Scientific advances and innovation
The project simulates the mass deployment of off-shore wind energy. Variable input power plants will most likely be called to punctually shut-down. The EMA project anticipates how technical and regulatory drivers will set the priority on the market of technologies in case of excess of supply.
Expected technical and economic impact
Technology part: fixed off-shore wind. The dispatching model simulates the integration into the grid of technologies included into the Energy Transition Act, and depicts in particular the deployment of off-shore wind energy. Hourly inputs are documented such as to realistically account for the site location along the French coasts and for wind turbine characteristics for projects in 2035 (see the website renewables.ninja).

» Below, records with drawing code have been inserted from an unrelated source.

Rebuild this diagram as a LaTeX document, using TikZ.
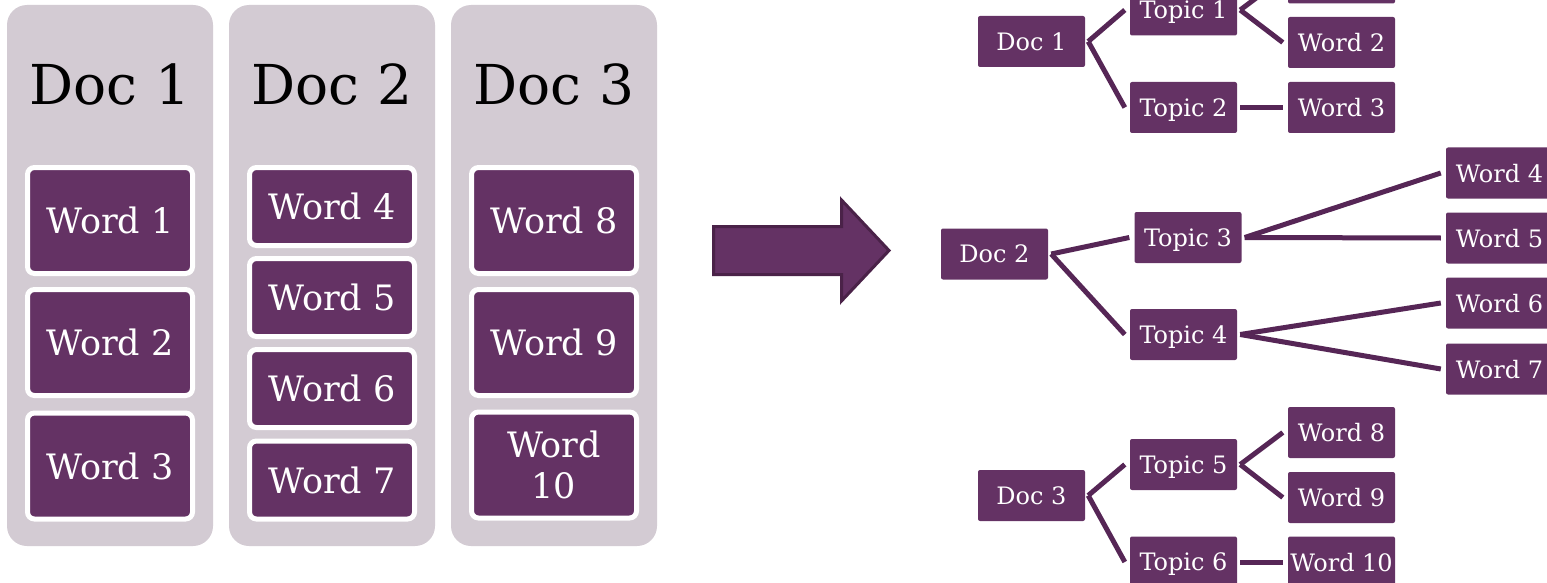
\documentclass[tikz,border=0pt]{standalone}
\usepackage{fontspec}
\setmainfont{DejaVu Serif}
\usetikzlibrary{calc}
\definecolor{plum}{RGB}{100,50,100}
\definecolor{plumline}{RGB}{86,38,86}
\definecolor{plumdark}{RGB}{74,34,72}
\definecolor{panel}{RGB}{211,203,211}

\begin{document}
\begin{tikzpicture}[x=1pt,y=-1pt,
  panelbox/.style={fill=panel, rounded corners=20pt, minimum width=206pt,
    minimum height=541pt, inner sep=0pt},
  heading/.style={font=\fontsize{55}{60}\selectfont, text=black, inner sep=0pt},
  listword/.style={fill=plum, draw=white, line width=5pt, rounded corners=7pt,
    minimum width=165pt, text=white, font=\fontsize{35}{41}\selectfont,
    align=center, inner sep=0pt, text depth=0pt},
  treebox/.style={fill=plum, rounded corners=2pt, minimum width=107pt,
    minimum height=51pt, inner sep=0pt, text=white,
    font=\fontsize{24}{28}\selectfont, text depth=0pt},
  link/.style={draw=plumline, line width=5pt}
]
\useasboundingbox (0,0) rectangle (1547,583);
\clip (0,0) rectangle (1547,583);

% ---- document columns ----
\node[panelbox] (p1) at (110,275.5) {};
\node[panelbox] (p2) at (332,275.5) {};
\node[panelbox] (p3) at (554,275.5) {};

\node[heading] (h1) at (110,84.5) {Doc 1};
\node[heading] (h2) at (332,84.5) {Doc 2};
\node[heading] (h3) at (554,84.5) {Doc 3};

\node[listword, minimum height=106pt] (a1) at (110,220.5) {Word 1};
\node[listword, minimum height=106pt] (a2) at (110,342.5) {Word 2};
\node[listword, minimum height=106pt] (a3) at (110,466) {Word 3};

\node[listword, minimum height=78pt] (b4) at (332,206.5) {Word 4};
\node[listword, minimum height=78pt] (b5) at (332,297.5) {Word 5};
\node[listword, minimum height=78pt] (b6) at (332,388.5) {Word 6};
\node[listword, minimum height=78pt] (b7) at (332,480) {Word 7};

\node[listword, minimum height=106pt] (c8) at (554,220.5) {Word 8};
\node[listword, minimum height=106pt] (c9) at (554,342.5) {Word 9};
\node[listword, minimum height=106pt] (c10) at (554,465) {Word\\10};

% ---- block arrow ----
\draw[fill=plum, draw=plumdark, line width=3pt, line join=miter]
  (713.5,226.5) -- (841.5,226.5) -- (841.5,200) -- (889,250.5)
  -- (841.5,301) -- (841.5,274.5) -- (713.5,274.5) -- cycle;

% ---- topic trees ----
\node[treebox] (d1) at (1031.5,41.5) {Doc 1};
\node[treebox] (t1) at (1183.5,10) {Topic 1};
\node[treebox] (t2) at (1183.5,107.5) {Topic 2};
\node[treebox] (w1) at (1341.5,-22) {};
\node[treebox] (w2) at (1341.5,42.5) {Word 2};
\node[treebox] (w3) at (1341.5,107.5) {Word 3};

\node[treebox] (d2) at (994.5,254) {Doc 2};
\node[treebox] (t3) at (1188,237.5) {Topic 3};
\node[treebox] (t4) at (1183.5,334.5) {Topic 4};
\node[treebox] (w4) at (1499.5,173) {Word 4};
\node[treebox] (w5) at (1499.5,238) {Word 5};
\node[treebox] (w6) at (1499.5,303) {Word 6};
\node[treebox] (w7) at (1499.5,369) {Word 7};

\node[treebox] (d3) at (1031.5,495.5) {Doc 3};
\node[treebox] (t5) at (1183.5,464.5) {Topic 5};
\node[treebox] (t6) at (1183.5,562) {Topic 6};
\node[treebox] (w8) at (1341.5,432.5) {Word 8};
\node[treebox] (w9) at (1341.5,497.5) {Word 9};
\node[treebox] (w10) at (1341.5,562) {Word 10};

% connectors
\foreach \p/\c in {d1/t1, d1/t2, t1/w1, t1/w2, t2/w3,
                   d2/t3, d2/t4, t3/w4, t3/w5, t4/w6, t4/w7,
                   d3/t5, d3/t6, t5/w8, t5/w9, t6/w10}
  \draw[link] ($(\p.east)+(3,0)$) -- ($(\c.west)+(-5,0)$);
\end{tikzpicture}
\end{document}
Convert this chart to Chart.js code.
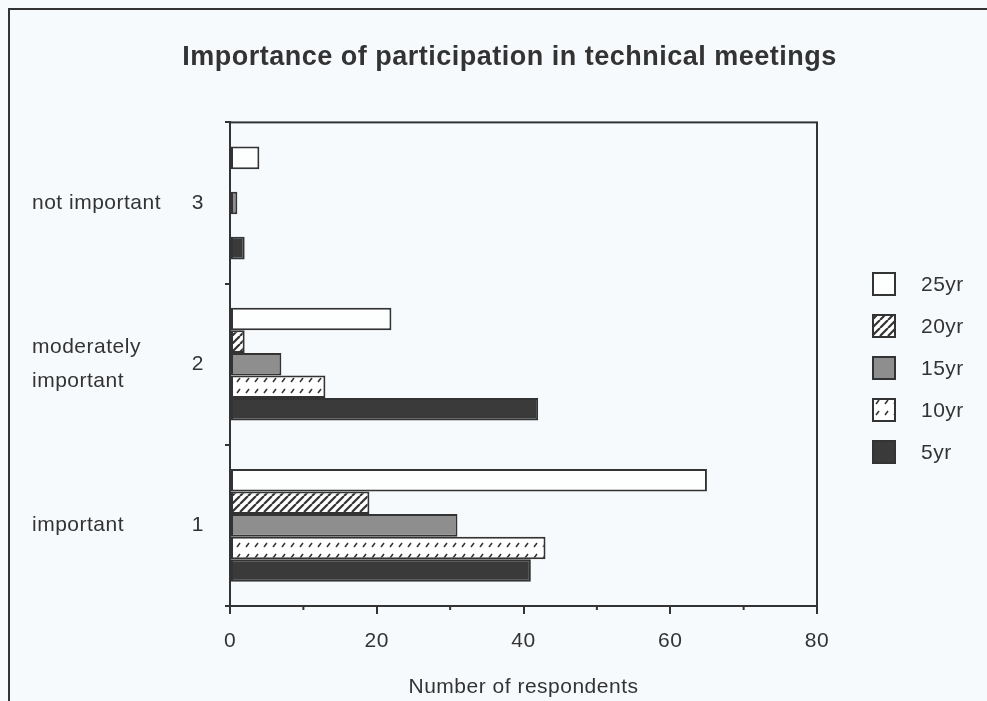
<!DOCTYPE html>
<html>
<head>
<meta charset="utf-8">
<script src="https://cdn.jsdelivr.net/npm/chart.js@4.4.1/dist/chart.umd.min.js"></script>
<style>
  html, body { margin: 0; padding: 0; background: #f7fafc; }
  #wrap { width: 987px; height: 701px; position: relative; }
</style>
</head>
<body>
<div id="wrap"><canvas id="chart"></canvas></div>
<script>
// categories, top to bottom
const levels = ['3', '2', '1']
const levelNames = ['not important', ['moderately', 'important'], 'important']

// series, same order as the bars inside a group (top first)
const seriesNames = ['25yr', '20yr', '15yr', '10yr', '5yr']
const yr25 = [4, 22, 65]
const yr20 = [0, 2, 19]
const yr15 = [1, 7, 31]
const yr10 = [0, 13, 43]
const yr5 = [2, 42, 41]

const minorTicks = [10, 30, 50, 70]

const ink = '#333333'
const fontSize = 21

Chart.defaults.font.family = '"Liberation Sans", Arial, sans-serif'

function makePattern(w, h, paint) {
	const c = document.createElement('canvas')
	c.width = w
	c.height = h
	const g = c.getContext('2d')
	paint(g, w, h)
	return g.createPattern(c, 'repeat')
}

// diagonal hatching for 20yr
const hatch = makePattern(8, 8, (g, w, h) => {
	g.fillStyle = '#ffffff'
	g.fillRect(0, 0, w, h)
	g.strokeStyle = ink
	g.lineWidth = 2.2
	g.beginPath()
	for (let k = -1; k <= 1; k++) {
		g.moveTo(k * w, h)
		g.lineTo(k * w + w, 0)
	}
	g.stroke()
})

// sparse dashes for 10yr
const dashes = makePattern(9, 11, (g, w, h) => {
	g.fillStyle = '#ffffff'
	g.fillRect(0, 0, w, h)
	g.strokeStyle = ink
	g.lineWidth = 1.6
	g.beginPath()
	g.moveTo(3, 8)
	g.lineTo(6, 4)
	g.stroke()
})

const fills = ['#fdfefe', hatch, '#8e8e8e', dashes, '#3a3a3a']
const values = [yr25, yr20, yr15, yr10, yr5]

const datasets = seriesNames.map((name, i) => ({
	label: name,
	data: values[i],
	backgroundColor: fills[i],
	borderColor: ink,
	borderWidth: 2,
	borderSkipped: false,
	categoryPercentage: 0.7,
	barPercentage: 1,
	yAxisID: 'y'
}))

// the scanned lettering is a little wider than Arial
const spacing = {
	id: 'spacing',
	beforeLayout(chart) { chart.ctx.letterSpacing = '0.5px' },
	beforeDraw(chart) { chart.ctx.letterSpacing = '0.5px' }
}

// frame, minor ticks, legend
const extras = {
	id: 'extras',
	afterDraw(chart) {
		const ctx = chart.ctx
		const a = chart.chartArea
		ctx.save()
		ctx.strokeStyle = ink
		ctx.lineWidth = 2
		ctx.strokeRect(a.left, a.top, a.right - a.left, a.bottom - a.top)

		// outer page frame
		ctx.beginPath()
		ctx.moveTo(9, chart.height)
		ctx.lineTo(9, 9)
		ctx.lineTo(chart.width, 9)
		ctx.stroke()

		// minor ticks on x
		const xs = chart.scales.x
		ctx.beginPath()
		minorTicks.forEach(v => {
			const px = xs.getPixelForValue(v)
			ctx.moveTo(px, a.bottom)
			ctx.lineTo(px, a.bottom + 4)
		})
		ctx.stroke()

		// legend
		const lx = 873
		const ly = 284
		const step = 42
		const box = 22
		ctx.font = fontSize + 'px "Liberation Sans", Arial, sans-serif'
		ctx.textBaseline = 'middle'
		ctx.textAlign = 'left'
		chart.data.datasets.forEach((ds, i) => {
			const cy = ly + i * step
			ctx.fillStyle = ds.backgroundColor
			ctx.fillRect(lx, cy - box / 2, box, box)
			ctx.strokeRect(lx, cy - box / 2, box, box)
			ctx.fillStyle = ink
			ctx.fillText(ds.label, 921, cy + 1)
		})
		ctx.restore()
	}
}

new Chart(document.getElementById('chart'), {
	type: 'bar',
	data: { labels: levels, datasets: datasets },
	options: {
		indexAxis: 'y',
		responsive: true,
		maintainAspectRatio: false,
		animation: false,
		layout: { padding: { left: 32, top: 0, right: 0, bottom: 0 } },
		plugins: {
			legend: { display: false },
			tooltip: { enabled: false },
			title: {
				display: true,
				text: 'Importance of participation in technical meetings',
				color: ink,
				font: { size: 27, weight: 'bold' },
				padding: { top: 41, bottom: 49 }
			}
		},
		scales: {
			x: {
				type: 'linear',
				min: 0,
				max: 80,
				ticks: { stepSize: 20, color: ink, font: { size: fontSize }, padding: 15 },
				grid: { drawOnChartArea: false, tickLength: 8, color: ink, lineWidth: 2 },
				border: { color: ink, width: 2 },
				title: {
					display: true,
					text: 'Number of respondents',
					color: ink,
					font: { size: fontSize },
					padding: { top: 0, bottom: 1 }
				},
				afterFit: s => { s.height = 95 }
			},
			y: {
				type: 'category',
				position: 'left',
				weight: 0,
				offset: true,
				ticks: { color: ink, font: { size: fontSize }, padding: 21 },
				grid: { offset: true, drawOnChartArea: false, tickLength: 5, color: ink, lineWidth: 2 },
				border: { color: ink, width: 2 },
				afterFit: s => { s.width = 40 }
			},
			names: {
				type: 'category',
				position: 'left',
				weight: 1,
				labels: levelNames,
				offset: true,
				grid: { display: false },
				border: { display: false },
				ticks: { crossAlign: 'far', color: ink, font: { size: fontSize, lineHeight: 1.6 } },
				afterFit: s => { s.width = 158 }
			},
			gap: {
				type: 'category',
				position: 'right',
				labels: levels,
				grid: { display: false },
				border: { display: false },
				ticks: { display: false },
				afterFit: s => { s.width = 170 }
			}
		}
	},
	plugins: [spacing, extras]
})
</script>
</body>
</html>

Economic part. The EMA project builds on microeconmics of power market and supply and demand balance principle applied at any hour, under the constraint of technology interaction. Market constraints from the demand side such as the amplitude of volumes and grid interconnections for export and import, face the technology constraints to adjust the power up and down in load-following way, to ultimately estimate the volume to be sold on the market, i.e. the economic potential out of the technological potential.
Key project milestones
- May 2020 - Launching
- July 2020 - End of model building. Sensitivity tests
- August 2020 - End of project-Communcation
The tool is developed in Excel / VBA (Visual Basic for Applications) and integrates a rich data base of inputs. An algorithm is developed to simulate a decentralized power market, with hourly outputs such as the power generated with each of the eleven representative technologies and two energy storage types. The model inputs are the installed capacities of power plants, the hourly capacity factors of variable renewables (hydro, off and on-shore wind power and solar), operation constraints (ramping and minimum thresholds), grid interconnections, hourly demand profile, loss rate, the carbon price and the reference year. The outputs are the power volume generated every hour over the year (8760 steps), export and import flows, carbon emissions, and the power curtailment from the demand and supply sides. The power market operation is based on the call of technologies under the constraint of supply and demand equilibrium, considering the availability of power plants and of natural inflows.
The demonstrator is intended for energy operators, researchers, students and energy stakeholders aiming to build and test scenarios of the French mix. Due to user-friendly interface, the model integrates already built scenarios (RTE 2035 Ampère and Watt, Ademe 2050), or can test alternative scenarios built by the user, with different installed capacities of generation and storage, export-import and total demand. The simulator includes an explanatory notice to make the user familiar with files and commands; while a more detailed manual presents model’s assumptions, the algorithm, and result analysis.
Results of simulations show that when renewables’ share attains 50% in the total generation, the power system faces eventual disequilibria due to power in excess or to shortages over the year. Moreover, the integration of renewables heavily relies on the development of grid interconnections and on export and import flows to balance the system. This translates into large needs of flexibility from the system and further suggests installing and using more energy storage systems, like pumped hydro storage and batteries.
In a first step, the tool will be tested by energy operators and actors involved into the energy transition such as to improve the understanding and the use of the model. Then, the project results will be published in scientific journals. Overall, the collaboration between the two research centers LEMNA – LHEEA on the topic of wind energy integration into the grid could open perspectives on future work on energy storage, like hydrogen and batteries. The geographical area could be extended, to other partners at international level through European projects applied to Atlantic coast and North Sea projects.